Georgetown Seniors Relish Timely Reward
Monday, March 13, 2006
Georgetown senior forward Brandon Bowman didn't bother to watch the NCAA tournament selection show the past three years because, quite simply, it was too painful for him. He knew the Hoyas weren't going to be one of the 65 teams whose names would flash across the television screen, and he didn't want to be disappointed.
Last night was different. Bowman sat in the Leavey Center, the university's student union, and watched the show alongside his teammates and hundreds of Georgetown students. When Georgetown's name came up halfway through the show, the cheers from the students were so loud that Bowman didn't hear who or where the Hoyas were playing. But it didn't really matter. What did matter was that Georgetown was officially in the NCAA tournament for the first time since 2001 and the 23rd time overall.
"The longer you wait the more you get nervous," said Bowman, who, like the rest of his teammates, has never played in the NCAAs. "I was sitting next to Jeff [Green] and Pat [Ewing Jr., who is redshirting] and we were like, what if this, what if that happens. We knew we were getting in, and I think we're pretty happy where we are."
The Hoyas (21-9) are the seventh seed in the Minneapolis region, and they will face 10th-seeded Northern Iowa (23-9) in Dayton, Ohio, on Friday. The winner of that game will face the winner of the game between second-seeded Ohio State and 15th-seeded Davidson on Sunday. Villanova is the top seed in the region.
"As the selection show went on, I was wondering whether or not they forgot about us," Georgetown Coach John Thompson III said. "You get anxious; you get extremely anxious. You're waiting to see who you have to now start to prepare for. This is an exciting time for our team, but once you see Northern Iowa pop up, you turn around to the assistants and ask, 'Do you know anything about them?' "
Thompson and his assistants immediately headed back to their office to start watching film of the Panthers, one of four Missouri Valley Conference teams to make the tournament. Northern Iowa, which is making its third straight NCAA appearance, tied a school record with 23 victories, which included impressive wins against Iowa, at LSU and against Bucknell. The Panthers made their first-ever appearance in the Associated Press poll in January, when they were ranked 25th.

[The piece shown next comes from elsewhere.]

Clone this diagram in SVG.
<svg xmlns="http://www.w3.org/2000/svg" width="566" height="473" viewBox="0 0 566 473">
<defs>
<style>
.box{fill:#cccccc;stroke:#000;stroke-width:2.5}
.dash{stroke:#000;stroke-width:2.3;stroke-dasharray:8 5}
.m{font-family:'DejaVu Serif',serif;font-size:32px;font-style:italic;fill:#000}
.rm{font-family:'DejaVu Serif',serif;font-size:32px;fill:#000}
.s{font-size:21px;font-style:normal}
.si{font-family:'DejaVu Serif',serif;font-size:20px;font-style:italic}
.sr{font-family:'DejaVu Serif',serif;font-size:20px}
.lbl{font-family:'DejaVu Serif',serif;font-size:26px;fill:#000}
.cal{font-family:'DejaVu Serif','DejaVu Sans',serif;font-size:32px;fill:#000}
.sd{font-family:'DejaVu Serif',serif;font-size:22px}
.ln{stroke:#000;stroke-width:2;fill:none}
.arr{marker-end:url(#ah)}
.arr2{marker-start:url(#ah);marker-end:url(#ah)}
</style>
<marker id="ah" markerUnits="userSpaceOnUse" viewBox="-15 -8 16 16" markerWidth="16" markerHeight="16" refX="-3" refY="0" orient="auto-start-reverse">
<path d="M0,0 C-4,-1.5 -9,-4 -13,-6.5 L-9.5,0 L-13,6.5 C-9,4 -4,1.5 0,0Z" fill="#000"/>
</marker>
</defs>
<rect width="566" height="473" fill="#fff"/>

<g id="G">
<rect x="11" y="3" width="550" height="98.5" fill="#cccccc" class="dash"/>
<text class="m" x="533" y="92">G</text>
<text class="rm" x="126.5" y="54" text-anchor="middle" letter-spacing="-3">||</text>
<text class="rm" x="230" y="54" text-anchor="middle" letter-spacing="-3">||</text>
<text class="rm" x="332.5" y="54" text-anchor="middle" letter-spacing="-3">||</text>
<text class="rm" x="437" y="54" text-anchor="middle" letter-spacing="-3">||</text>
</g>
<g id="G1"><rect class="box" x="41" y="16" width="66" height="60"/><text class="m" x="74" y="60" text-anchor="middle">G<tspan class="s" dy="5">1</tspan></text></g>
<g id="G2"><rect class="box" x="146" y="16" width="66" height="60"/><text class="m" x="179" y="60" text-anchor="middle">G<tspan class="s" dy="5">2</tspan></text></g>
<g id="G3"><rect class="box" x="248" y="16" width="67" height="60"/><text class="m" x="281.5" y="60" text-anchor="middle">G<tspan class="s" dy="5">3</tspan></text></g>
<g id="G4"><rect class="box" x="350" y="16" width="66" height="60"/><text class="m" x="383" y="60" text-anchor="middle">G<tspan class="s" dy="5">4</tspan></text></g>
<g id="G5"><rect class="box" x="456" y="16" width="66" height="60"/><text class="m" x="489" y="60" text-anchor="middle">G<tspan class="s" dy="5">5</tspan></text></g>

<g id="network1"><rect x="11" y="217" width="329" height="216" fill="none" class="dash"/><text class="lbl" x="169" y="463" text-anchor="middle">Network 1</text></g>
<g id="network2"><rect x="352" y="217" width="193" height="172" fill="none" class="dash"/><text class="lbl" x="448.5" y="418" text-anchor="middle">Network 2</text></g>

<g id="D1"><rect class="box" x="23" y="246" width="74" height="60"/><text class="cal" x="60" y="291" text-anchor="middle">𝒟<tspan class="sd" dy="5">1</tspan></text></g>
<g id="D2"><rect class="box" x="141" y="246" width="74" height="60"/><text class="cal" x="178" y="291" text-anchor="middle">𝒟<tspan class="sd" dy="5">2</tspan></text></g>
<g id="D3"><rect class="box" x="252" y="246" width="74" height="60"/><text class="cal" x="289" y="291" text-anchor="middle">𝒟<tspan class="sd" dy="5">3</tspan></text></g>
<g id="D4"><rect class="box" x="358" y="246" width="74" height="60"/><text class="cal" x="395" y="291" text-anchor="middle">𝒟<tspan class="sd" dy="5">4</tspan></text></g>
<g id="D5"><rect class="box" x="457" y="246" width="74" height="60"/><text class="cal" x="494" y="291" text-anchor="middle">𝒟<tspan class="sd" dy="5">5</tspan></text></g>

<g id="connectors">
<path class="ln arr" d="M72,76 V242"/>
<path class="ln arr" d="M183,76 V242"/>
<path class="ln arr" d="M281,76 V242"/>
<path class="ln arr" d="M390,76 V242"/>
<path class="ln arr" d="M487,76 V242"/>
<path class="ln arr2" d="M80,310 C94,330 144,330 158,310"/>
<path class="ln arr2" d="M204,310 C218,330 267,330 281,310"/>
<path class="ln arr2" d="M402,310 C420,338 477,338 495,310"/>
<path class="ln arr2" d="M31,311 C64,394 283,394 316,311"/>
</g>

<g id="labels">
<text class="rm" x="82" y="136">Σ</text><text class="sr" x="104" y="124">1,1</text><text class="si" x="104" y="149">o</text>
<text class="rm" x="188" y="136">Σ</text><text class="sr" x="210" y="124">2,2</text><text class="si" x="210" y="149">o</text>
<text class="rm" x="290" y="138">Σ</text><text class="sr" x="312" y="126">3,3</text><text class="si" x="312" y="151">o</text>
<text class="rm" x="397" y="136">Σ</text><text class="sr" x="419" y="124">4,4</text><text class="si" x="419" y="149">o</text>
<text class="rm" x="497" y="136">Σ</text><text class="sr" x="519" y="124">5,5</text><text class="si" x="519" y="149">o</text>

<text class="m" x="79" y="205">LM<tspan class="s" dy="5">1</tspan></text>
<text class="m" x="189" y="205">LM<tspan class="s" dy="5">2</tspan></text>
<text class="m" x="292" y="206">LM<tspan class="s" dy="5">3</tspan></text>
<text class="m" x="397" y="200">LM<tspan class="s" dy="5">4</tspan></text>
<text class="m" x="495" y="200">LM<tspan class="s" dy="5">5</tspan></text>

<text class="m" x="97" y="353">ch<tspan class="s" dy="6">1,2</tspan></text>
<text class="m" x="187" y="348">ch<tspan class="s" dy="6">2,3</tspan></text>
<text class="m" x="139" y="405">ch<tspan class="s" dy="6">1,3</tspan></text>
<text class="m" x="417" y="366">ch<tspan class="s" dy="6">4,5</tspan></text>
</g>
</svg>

For Bowman and the rest of the team's seniors, the NCAA bid was a reward for enduring three years of disappointment. As freshmen, they advanced to the finals of the National Invitation Tournament, where they lost to St. John's. As sophomores, they endured a disastrous 13-15 season that ended with their coach, Craig Esherick, losing his job. Last year, they helped the team play its way into NCAA tournament consideration, only to have a five-game losing streak at the end of the regular season push them into the NIT again.
"It's been a long time, you know," fifth-year senior swingman Darrel Owens said. "Going out as a senior, it kind of brought a tear to my eye. The first thing our head manager Justin Zormelo did was grab me and I grabbed him back, and it's a feeling you can't describe. . . . Everything we did this season that was positive came down to 30 minutes ago."
The Hoyas had little to worry about yesterday, having essentially ensured themselves of an at-large bid by winning 10 games in the Big East Conference, which put a record eight teams into the field. The only question was where Georgetown, which beat top-ranked and undefeated Duke in January, would be seeded. A loss at South Florida (7-22) in the regular season finale likely dropped the Hoyas a few spots, but they had a good showing in the Big East tournament, winning two games before falling to a streaking Syracuse team in the semifinals.
"I don't really know how the seeding goes, since this is our first time," senior guard Ashanti Cook said. "But from what I hear, a seven seed is a good seed. In the NCAA tournament, the other team is a good team, otherwise they wouldn't be there."
Regardless of who they face, the Hoyas feel that they are prepared.
"We play in the best conference in the country. Playing in the Big East gets you ready for tournament like this," Owens said. "Obviously we had eight teams get in, and we've already played three number one seeds in the tournament: Duke, Connecticut and Villanova. Those are probably three of the toughest teams in the tournament, so we know what it takes to win."